• [WORK INSTRUCTIONS] Extract only the first line of the listing and every line after it up to and including the one with "const legendTitle = 'Solvent';". Omit the pictures.
★ ★ ★ ★
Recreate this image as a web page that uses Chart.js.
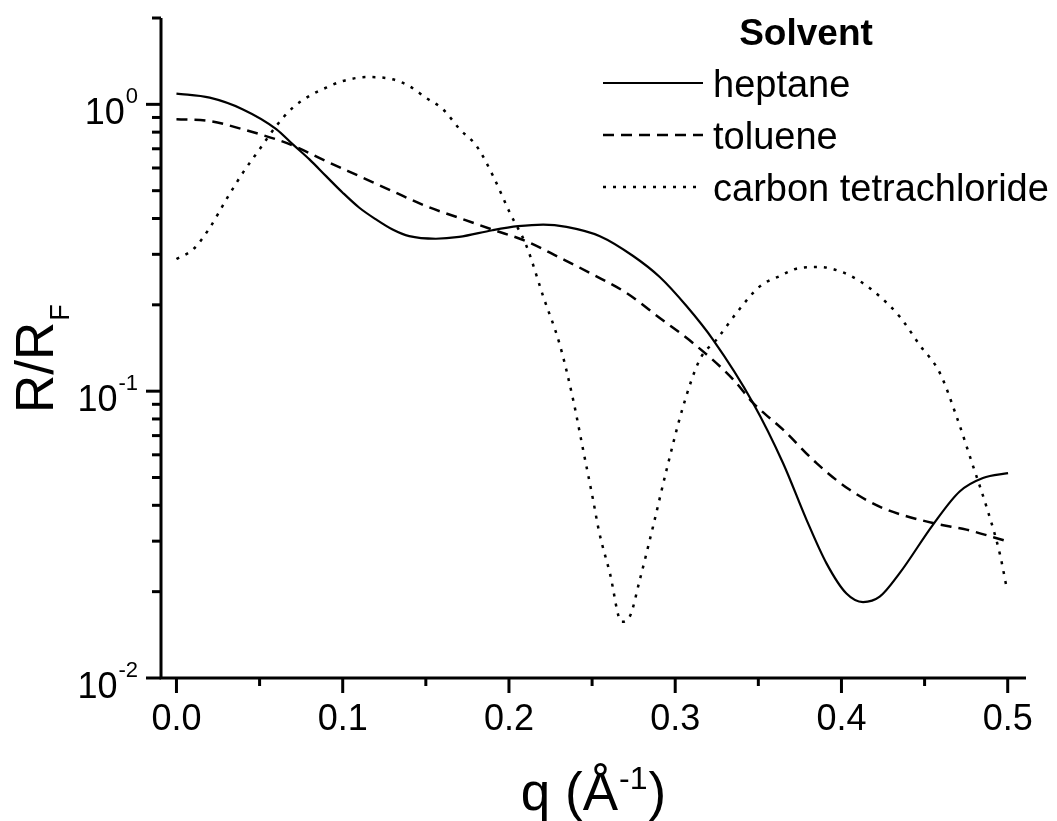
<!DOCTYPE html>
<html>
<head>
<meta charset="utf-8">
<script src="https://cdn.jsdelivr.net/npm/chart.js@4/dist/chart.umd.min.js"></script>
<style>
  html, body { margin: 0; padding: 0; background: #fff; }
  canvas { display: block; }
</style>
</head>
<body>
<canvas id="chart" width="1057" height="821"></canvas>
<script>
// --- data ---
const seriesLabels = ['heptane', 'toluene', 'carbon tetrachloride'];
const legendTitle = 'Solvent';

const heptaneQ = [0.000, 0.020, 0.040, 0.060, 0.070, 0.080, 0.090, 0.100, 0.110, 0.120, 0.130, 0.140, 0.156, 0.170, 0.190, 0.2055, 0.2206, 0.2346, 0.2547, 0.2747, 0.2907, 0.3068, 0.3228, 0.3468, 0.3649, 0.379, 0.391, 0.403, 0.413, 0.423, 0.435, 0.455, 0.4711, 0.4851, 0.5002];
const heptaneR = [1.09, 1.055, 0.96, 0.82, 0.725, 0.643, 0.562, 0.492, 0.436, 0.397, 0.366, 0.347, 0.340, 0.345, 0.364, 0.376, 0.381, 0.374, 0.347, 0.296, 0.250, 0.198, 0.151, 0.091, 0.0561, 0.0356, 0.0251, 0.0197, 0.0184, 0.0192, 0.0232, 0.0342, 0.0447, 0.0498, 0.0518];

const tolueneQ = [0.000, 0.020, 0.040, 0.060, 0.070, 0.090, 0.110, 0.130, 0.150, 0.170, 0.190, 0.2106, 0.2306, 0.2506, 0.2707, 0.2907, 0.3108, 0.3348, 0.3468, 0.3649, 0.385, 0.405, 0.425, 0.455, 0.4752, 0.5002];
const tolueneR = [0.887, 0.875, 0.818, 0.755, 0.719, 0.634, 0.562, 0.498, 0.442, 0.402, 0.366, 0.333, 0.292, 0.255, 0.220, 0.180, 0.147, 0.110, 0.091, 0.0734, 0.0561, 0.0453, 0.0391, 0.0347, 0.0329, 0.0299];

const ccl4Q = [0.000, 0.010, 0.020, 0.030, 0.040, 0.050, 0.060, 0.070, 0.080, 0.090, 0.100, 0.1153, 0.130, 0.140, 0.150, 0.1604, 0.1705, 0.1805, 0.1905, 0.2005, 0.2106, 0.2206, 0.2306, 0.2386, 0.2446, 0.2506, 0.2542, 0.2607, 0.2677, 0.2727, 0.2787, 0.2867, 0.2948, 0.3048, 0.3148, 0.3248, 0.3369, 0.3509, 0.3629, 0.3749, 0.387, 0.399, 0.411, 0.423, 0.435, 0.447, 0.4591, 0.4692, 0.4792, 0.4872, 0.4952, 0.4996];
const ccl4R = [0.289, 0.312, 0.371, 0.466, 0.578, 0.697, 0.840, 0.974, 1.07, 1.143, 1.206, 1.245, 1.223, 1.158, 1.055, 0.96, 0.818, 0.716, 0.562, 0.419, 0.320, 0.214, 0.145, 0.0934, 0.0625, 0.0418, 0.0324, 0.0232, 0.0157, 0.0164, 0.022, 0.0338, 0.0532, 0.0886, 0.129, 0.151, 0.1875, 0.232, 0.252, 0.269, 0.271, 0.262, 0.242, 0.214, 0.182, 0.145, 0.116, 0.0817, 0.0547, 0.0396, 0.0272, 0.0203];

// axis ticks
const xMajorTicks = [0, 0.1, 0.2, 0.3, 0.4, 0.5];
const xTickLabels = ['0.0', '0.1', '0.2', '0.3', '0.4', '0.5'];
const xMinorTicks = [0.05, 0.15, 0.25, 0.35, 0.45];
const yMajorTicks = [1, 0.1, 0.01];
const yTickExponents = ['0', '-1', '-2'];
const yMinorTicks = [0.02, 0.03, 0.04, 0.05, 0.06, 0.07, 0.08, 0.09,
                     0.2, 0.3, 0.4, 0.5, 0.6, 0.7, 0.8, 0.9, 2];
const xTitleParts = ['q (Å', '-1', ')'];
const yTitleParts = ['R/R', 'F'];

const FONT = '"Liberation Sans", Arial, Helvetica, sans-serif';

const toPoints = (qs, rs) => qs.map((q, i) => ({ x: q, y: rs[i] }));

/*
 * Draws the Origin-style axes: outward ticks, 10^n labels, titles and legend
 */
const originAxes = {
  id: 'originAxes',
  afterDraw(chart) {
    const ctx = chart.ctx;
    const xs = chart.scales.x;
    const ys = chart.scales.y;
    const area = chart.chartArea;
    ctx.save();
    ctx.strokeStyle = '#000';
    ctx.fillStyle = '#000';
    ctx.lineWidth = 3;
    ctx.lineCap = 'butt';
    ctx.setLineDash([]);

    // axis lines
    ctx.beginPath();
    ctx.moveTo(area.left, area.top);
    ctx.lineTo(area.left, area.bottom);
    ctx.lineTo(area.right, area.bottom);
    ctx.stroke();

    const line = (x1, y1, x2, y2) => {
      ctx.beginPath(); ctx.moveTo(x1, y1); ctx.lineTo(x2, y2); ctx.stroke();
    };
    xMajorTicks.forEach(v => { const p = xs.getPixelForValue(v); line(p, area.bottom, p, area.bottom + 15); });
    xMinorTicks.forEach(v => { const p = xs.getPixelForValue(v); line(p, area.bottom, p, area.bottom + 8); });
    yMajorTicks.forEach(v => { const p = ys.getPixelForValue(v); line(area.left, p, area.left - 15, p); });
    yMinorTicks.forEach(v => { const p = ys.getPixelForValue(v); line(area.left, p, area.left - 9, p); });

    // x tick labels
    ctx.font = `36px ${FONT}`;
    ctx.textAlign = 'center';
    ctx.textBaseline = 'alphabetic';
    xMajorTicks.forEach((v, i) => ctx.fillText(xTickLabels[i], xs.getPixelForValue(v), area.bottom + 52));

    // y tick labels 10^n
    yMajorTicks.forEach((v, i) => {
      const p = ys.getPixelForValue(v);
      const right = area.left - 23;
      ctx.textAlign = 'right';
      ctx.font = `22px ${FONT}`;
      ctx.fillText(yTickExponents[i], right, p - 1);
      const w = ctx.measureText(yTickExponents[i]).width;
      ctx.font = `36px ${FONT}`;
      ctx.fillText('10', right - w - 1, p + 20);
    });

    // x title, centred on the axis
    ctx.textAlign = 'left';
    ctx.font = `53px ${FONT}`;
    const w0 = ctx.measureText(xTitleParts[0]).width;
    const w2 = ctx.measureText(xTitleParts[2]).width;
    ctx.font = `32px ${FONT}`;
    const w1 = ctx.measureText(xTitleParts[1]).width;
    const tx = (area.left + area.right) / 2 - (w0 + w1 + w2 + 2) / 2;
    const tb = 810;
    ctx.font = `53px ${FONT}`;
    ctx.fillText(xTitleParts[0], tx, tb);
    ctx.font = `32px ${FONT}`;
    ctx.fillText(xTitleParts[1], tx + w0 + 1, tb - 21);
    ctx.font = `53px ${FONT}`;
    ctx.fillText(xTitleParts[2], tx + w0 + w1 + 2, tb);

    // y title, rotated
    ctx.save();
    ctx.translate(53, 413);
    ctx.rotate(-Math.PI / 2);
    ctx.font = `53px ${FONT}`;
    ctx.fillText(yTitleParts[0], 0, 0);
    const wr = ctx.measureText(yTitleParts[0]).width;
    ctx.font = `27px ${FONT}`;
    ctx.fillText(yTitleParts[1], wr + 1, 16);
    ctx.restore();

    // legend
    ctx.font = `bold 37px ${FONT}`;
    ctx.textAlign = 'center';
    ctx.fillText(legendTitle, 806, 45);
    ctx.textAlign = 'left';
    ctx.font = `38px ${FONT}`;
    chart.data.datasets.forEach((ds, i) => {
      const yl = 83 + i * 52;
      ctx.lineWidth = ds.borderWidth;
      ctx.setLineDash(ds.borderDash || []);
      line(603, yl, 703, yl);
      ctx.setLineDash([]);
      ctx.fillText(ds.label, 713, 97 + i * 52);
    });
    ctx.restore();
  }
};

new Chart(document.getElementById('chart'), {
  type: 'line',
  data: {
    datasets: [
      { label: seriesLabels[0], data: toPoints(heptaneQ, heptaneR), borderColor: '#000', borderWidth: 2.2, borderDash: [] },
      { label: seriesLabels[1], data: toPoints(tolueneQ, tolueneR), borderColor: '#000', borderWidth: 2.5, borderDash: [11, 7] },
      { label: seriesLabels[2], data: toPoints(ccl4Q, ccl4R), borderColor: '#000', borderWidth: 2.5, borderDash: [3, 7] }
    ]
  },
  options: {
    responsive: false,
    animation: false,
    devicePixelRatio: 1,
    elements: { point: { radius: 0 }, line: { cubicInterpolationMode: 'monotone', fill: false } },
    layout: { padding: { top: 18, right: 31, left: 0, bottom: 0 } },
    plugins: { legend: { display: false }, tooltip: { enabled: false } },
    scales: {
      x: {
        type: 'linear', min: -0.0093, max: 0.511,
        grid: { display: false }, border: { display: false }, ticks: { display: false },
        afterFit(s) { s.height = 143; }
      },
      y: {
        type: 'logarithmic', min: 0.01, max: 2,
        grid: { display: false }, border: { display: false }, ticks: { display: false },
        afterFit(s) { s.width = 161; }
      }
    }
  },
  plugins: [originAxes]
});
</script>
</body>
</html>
★ ★ ★ ★
• [SOLVED PROBLEM]
Recreate this image as a web page that uses Chart.js.
<!DOCTYPE html>
<html>
<head>
<meta charset="utf-8">
<script src="https://cdn.jsdelivr.net/npm/chart.js@4/dist/chart.umd.min.js"></script>
<style>
  html, body { margin: 0; padding: 0; background: #fff; }
  canvas { display: block; }
</style>
</head>
<body>
<canvas id="chart" width="1057" height="821"></canvas>
<script>
// --- data ---
const seriesLabels = ['heptane', 'toluene', 'carbon tetrachloride'];
const legendTitle = 'Solvent';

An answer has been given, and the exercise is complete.